Concert Review: Kate Liu and OMM bring pianistic poetry to the Esplanade | Flying Inkpot
STRAVINSKY – Pulcinella Suite
MOZART – Piano Concerto No. 20 in D minor, K. 466
WEILL – Symphony No. 2 “Fantaisie Symphonique”
Kate Liu, piano
Orchestra of the Music Makers
Chan Tze Law, conductor
Saturday 16 Oct 2021, Esplanade Concert Hall
by Derek Lim
The draw of this evening’s concert was Singaporean-born pianist Kate Liu, who shot to stardom when she won the bronze medal at the 2015 Chopin Competition, but the real stars could arguably be said to be the Orchestra of the Music Makers, who played their first full-orchestra* concert in recent memory.
Kate Liu’s Chopin chops have been proven at the world’s greatest Chopin platform, where she impressed the jury and audience alike with her dreamy musicality, poetic playing and beautiful tone.
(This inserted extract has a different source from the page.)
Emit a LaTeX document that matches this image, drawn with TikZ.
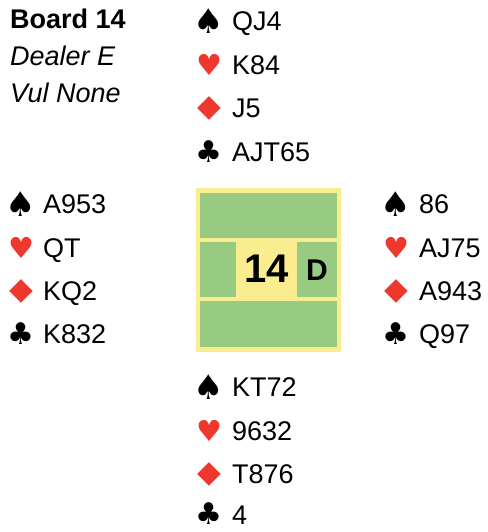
\documentclass[tikz,border=0pt]{standalone}
\usepackage{fontspec}
\setmainfont{Liberation Sans}
\newfontfamily\suitfont{DejaVu Sans}

\definecolor{boardyellow}{RGB}{249,237,143}
\definecolor{boardgreen}{RGB}{151,203,129}
\definecolor{suitred}{RGB}{238,56,46}

\begin{document}
\begin{tikzpicture}[x=1pt, y=-1pt,
  suit/.style={inner sep=0pt},
  spd/.style={suit, font=\suitfont\fontsize{34}{38}\selectfont},
  hrt/.style={suit, text=suitred, font=\suitfont\fontsize{29}{32}\selectfont},
  dmd/.style={suit, text=suitred, font=\suitfont\fontsize{31}{34}\selectfont},
  clb/.style={suit, font=\suitfont\fontsize{30}{34}\selectfont},
  hold/.style={anchor=west, inner sep=0pt, text height=19.4pt, text depth=0pt, font=\fontsize{27}{30}\selectfont},
  info/.style={anchor=west, inner sep=0pt, text height=19.4pt, text depth=0pt, font=\fontsize{27}{30}\selectfont},
  pane/.style={fill=boardgreen}]
\useasboundingbox (0,0) rectangle (487,532);

% board info
\node[info, font=\fontsize{27}{30}\selectfont\bfseries] (board) at (10,19) {Board 14};
\node[info, font=\fontsize{27}{30}\selectfont\itshape] (dealer) at (10,56) {Dealer E};
\node[info, font=\fontsize{27}{30}\selectfont\itshape] (vul) at (10,93) {Vul None};

% North
\begin{scope}[xshift=209pt]
\node[spd] (NS) at (0,21) {♠};
\node[hrt] (NH) at (0,65) {♥};
\node[dmd] (ND) at (0,108) {◆};
\node[clb] (NC) at (0,152) {♣};
\node[hold] (Ns) at (23,21) {QJ4};
\node[hold] (Nh) at (23,65) {K84};
\node[hold] (Nd) at (23,108) {J5};
\node[hold] (Nc) at (23,152) {AJT65};
\end{scope}

% West
\begin{scope}[xshift=21pt]
\node[spd] (WS) at (0,204) {♠};
\node[hrt] (WH) at (0,248) {♥};
\node[dmd] (WD) at (0,291) {◆};
\node[clb] (WC) at (0,334) {♣};
\node[hold] (Ws) at (22,204) {A953};
\node[hold] (Wh) at (22,248) {QT};
\node[hold] (Wd) at (22,291) {KQ2};
\node[hold] (Wc) at (22,334) {K832};
\end{scope}

% East
\begin{scope}[xshift=396pt]
\node[spd] (ES) at (0,204) {♠};
\node[hrt] (EH) at (0,248) {♥};
\node[dmd] (ED) at (0,291) {◆};
\node[clb] (EC) at (0,334) {♣};
\node[hold] (Es) at (23,204) {86};
\node[hold] (Eh) at (23,248) {AJ75};
\node[hold] (Ed) at (23,291) {A943};
\node[hold] (Ec) at (23,334) {Q97};
\end{scope}

% South
\begin{scope}[xshift=209pt]
\node[spd] (SS) at (0,387) {♠};
\node[hrt] (SH) at (0,431) {♥};
\node[dmd] (SD) at (0,474) {◆};
\node[clb] (SC) at (0,514) {♣};
\node[hold] (Ss) at (23,387) {KT72};
\node[hold] (Sh) at (23,431) {9632};
\node[hold] (Sd) at (23,474) {T876};
\node[hold] (Sc) at (23,515) {4};
\end{scope}

% board in the middle
\fill[boardyellow] (196,188) rectangle (341,352);
\fill[pane] (200,193) rectangle (337,238);
\fill[pane] (200,242) rectangle (236,297);
\fill[pane] (297,242) rectangle (337,297);
\fill[pane] (200,301) rectangle (337,347);
\node[inner sep=0pt, font=\fontsize{40}{44}\selectfont\bfseries] (num) at (267,269) {14};
\node[inner sep=0pt, font=\fontsize{30}{34}\selectfont\bfseries] (dlr) at (317,270) {D};
\end{tikzpicture}
\end{document}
All these qualities were in evidence in her thoroughly Romantic interpretation of Mozart’s stormy D minor Piano Concerto, where she eschewed Classical sensibility for something more Beethovenian – a big-band approach that Chan Tze Law and OMM were happy to go along with.
Liu’s unabashedly old-fashioned take on the concerto – right from the beginning where she slowed down significantly at the all-important piano solo entrance – signaled that she wanted to make the concerto something much larger in scale. But audience members expecting this to result in a more barnstorming, virtuoso reading would have been disappointed. Except in the angry, Sturm und Drang Beethoven cadenzas, which had all the drama you could ask for, Liu was curiously laid back in the outer movements.
This had the effect of minimizing the tension between the soloist and the orchestra, led compellingly by Chan. It was the operatic middle movement Romanza, which Liu started off more slowly than usual, that showed her pianism and poetry to best effect, with liquid tone and a beautiful touch, supported by Chan, who kept a firm eye on the movement’s structure and set the framework for Liu, while bringing out some lovely woodwind playing.
Stravinsky’s neoclassical Pulcinella Suite – the Russian composer’s take on pieces by Pergolesi – was perhaps the most impressive item tonight, with not a hair out of place in this lovely but difficult work that I’ve long loved. With every movement well-characterized and masterfully balanced, each section could be heard clearly in an interpretation that was level-headed and intellectual, yet full of heart where needed.
Save a couple of unadroit transitions, Pulcinella allowed each section to show off their musicians to best effect, starting with the all-round excellent concertmaster Chikako Sasaki. Also to be commended are the horn and oboe principals (Alexander Oon and Seow Yibin, also OMM’s associate conductor), the principal bassoonist Lim Tee Heong and of course the solo trombonist Don Kow and double bassist Julian Li who played so characterfully in “Vivo”. But the orchestra impressed too, with attentive, disciplined ensemble under Chan’s (neo)-classically firm hand.
The evening’s closer, Kurt Weill’s Second Symphony, was written in 1933 amid the turmoil of the emerging Third Reich in Nazi Germany, which forced the Dreigroschenoper composer to have to flee for France. Inhabited by the ghosts of the cabaret and theatre music that the composer was famous for (his wife was singer-actress Lotte Lenya, who he married twice), Weill ascribed no programme to his very serious-sounding symphony, written in three movements.
Chan’s interpretation was a well-played, extroverted one that felt more at home in the bigger, more dramatic moments than the cooler, wistful, urban ones. After the first movement’s initial trumpet solo, commandingly played by Lau Wen Rong over brooding strings, the music was plunged into restless string figurations in a tightly wrought performance. Highlighting the composer’s acerbic musical wit, Chan projected the musical narrative clearly, though I wondered if some episodes could have been underlined a little more, with more rhetoric.
The Largo – featuring atmospheric, evocative music once again reminiscent of the theatre, perhaps even film noir – was taken at a fast-ish pace that if taken more slowly may have allowed the music to settle more into its emotional heart. For example, while the sinuous, ghostly episode on strings was winningly rendered, the plaintive wind passages were taken a little too quickly to make their emotional mark.
The third and final movement, marked ‘Allegro vivace’ – a sardonic circus of helter-skelter moto perpetuo with lots of counterpoint – was taken by Chan at a whirlwind pace that nevertheless allowed a full display of orchestral virtuosity and colour from the on-form OMM. A little Prokofiev-meets-Shostakovich in its relentless frivolity amidst the forced militaristic gestures, Chan kept the orchestra’s energy up to the last bars – even if sometimes the composer’s intentions remained nebulous (perhaps deliberately so?), ending a courageous attempt at this seldom-played and technically challenging music.
All in all, a successful outing that demanded and taxed – but also rewarded – the audience’s full attention.
*Ok, not Mahlerian full, but definitely good enough for now.